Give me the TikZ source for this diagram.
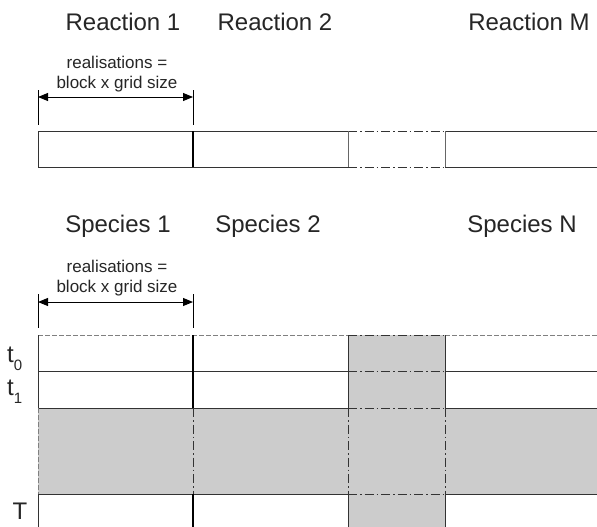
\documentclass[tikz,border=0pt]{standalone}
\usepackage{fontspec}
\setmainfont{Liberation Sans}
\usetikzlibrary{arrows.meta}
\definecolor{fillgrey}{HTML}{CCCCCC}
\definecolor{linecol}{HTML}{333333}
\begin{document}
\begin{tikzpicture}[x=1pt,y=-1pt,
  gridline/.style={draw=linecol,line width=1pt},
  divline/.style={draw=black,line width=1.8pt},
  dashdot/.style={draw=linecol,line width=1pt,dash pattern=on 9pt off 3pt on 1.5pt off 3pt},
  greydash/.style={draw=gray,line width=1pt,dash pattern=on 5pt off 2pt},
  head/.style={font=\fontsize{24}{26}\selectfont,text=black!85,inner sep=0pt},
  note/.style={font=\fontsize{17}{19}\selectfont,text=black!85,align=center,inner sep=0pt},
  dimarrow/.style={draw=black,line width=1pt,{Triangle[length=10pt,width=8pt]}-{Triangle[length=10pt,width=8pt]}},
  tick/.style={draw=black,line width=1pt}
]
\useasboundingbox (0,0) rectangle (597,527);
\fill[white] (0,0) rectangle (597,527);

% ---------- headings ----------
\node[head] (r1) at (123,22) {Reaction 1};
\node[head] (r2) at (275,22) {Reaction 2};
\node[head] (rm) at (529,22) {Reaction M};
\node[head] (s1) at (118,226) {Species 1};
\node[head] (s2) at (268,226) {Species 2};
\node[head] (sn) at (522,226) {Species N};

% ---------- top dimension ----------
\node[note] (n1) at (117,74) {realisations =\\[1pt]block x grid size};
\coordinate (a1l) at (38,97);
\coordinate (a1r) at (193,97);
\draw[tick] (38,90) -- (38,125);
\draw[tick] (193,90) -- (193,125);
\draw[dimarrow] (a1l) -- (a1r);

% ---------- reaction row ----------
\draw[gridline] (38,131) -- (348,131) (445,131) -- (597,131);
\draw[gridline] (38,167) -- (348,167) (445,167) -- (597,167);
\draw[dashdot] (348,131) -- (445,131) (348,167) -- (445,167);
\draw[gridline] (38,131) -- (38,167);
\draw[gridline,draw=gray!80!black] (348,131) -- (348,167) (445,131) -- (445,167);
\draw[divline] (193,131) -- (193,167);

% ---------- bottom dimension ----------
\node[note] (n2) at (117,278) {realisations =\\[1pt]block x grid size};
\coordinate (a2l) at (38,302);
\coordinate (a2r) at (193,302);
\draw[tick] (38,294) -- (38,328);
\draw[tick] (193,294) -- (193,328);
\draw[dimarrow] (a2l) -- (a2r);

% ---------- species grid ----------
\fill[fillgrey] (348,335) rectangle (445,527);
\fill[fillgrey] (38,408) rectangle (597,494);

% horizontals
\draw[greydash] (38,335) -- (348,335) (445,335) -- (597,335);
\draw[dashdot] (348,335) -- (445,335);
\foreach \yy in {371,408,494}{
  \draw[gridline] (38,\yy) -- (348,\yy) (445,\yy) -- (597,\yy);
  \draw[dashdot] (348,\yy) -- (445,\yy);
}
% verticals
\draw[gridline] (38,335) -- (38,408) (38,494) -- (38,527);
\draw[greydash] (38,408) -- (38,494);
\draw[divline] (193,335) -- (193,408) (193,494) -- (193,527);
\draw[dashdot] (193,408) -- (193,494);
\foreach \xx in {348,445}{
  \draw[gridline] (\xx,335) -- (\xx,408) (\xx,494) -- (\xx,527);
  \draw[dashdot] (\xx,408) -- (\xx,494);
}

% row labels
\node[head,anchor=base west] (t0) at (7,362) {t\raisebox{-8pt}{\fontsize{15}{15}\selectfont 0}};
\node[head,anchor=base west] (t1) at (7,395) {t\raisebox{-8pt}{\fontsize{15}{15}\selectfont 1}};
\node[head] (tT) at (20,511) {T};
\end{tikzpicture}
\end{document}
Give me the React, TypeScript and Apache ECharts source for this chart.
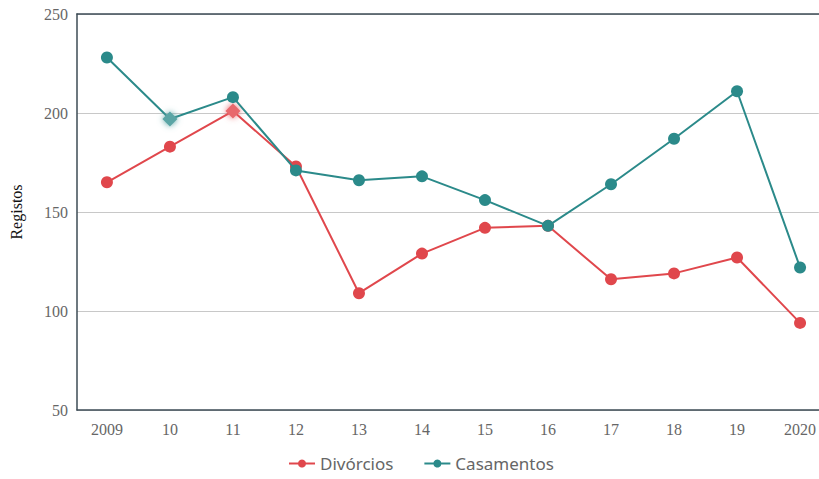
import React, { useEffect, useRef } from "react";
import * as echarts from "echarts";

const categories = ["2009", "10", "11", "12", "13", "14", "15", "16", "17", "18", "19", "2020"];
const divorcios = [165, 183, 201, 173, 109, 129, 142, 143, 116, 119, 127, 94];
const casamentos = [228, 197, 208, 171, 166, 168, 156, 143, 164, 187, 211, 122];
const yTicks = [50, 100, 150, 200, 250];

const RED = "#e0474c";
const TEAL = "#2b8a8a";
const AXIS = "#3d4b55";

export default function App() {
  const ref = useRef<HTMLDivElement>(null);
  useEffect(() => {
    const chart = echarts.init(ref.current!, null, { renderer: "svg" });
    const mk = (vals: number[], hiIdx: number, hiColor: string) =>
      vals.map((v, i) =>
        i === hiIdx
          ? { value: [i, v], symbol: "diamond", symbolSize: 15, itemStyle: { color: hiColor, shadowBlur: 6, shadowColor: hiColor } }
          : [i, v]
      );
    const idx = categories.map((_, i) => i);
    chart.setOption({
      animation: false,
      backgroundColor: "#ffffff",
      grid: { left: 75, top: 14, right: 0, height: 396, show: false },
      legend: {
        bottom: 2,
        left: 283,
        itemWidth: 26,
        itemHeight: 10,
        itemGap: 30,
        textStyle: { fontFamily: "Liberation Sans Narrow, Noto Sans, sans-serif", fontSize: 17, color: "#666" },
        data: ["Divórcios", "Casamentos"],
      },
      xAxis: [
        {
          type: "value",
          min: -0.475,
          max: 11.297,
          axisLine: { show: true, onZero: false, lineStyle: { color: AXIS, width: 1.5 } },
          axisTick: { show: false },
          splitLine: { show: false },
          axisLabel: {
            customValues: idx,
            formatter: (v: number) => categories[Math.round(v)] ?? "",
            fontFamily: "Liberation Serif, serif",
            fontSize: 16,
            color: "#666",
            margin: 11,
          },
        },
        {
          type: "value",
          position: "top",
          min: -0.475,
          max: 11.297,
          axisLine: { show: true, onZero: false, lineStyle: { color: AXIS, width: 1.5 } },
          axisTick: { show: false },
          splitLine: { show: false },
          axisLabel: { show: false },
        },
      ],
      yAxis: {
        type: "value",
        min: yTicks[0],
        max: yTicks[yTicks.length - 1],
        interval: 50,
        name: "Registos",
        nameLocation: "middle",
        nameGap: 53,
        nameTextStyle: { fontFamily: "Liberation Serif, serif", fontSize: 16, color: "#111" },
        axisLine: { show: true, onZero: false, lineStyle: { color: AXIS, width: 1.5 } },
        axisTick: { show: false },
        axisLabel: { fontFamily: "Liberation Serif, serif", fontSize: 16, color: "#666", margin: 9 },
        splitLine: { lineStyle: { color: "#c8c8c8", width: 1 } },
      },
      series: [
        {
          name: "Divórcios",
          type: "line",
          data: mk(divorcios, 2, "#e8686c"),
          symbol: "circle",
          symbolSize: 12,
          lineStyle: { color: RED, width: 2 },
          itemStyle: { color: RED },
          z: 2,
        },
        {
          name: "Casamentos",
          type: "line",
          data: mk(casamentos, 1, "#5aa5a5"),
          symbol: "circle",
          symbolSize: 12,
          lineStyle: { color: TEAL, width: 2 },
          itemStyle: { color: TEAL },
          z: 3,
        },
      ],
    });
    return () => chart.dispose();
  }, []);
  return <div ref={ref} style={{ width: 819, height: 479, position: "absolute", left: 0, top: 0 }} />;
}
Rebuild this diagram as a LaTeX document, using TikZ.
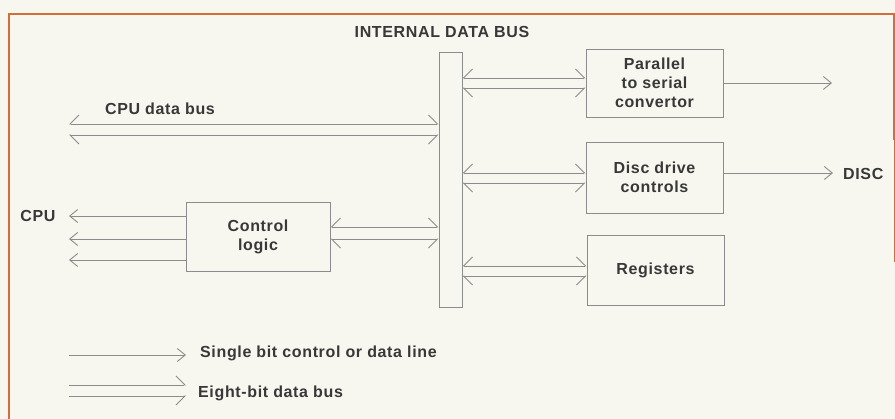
________________________
■ Request ■
Look above for the line with "Give me the React, TypeScript" and copy exactly from it through the line with "import * as", both included. Omit the pictures.

■ Answer to this exercise ■
Give me the React, TypeScript and Apache ECharts source for this chart.
import React, { useEffect, useRef } from "react";
import * as echarts from "echarts";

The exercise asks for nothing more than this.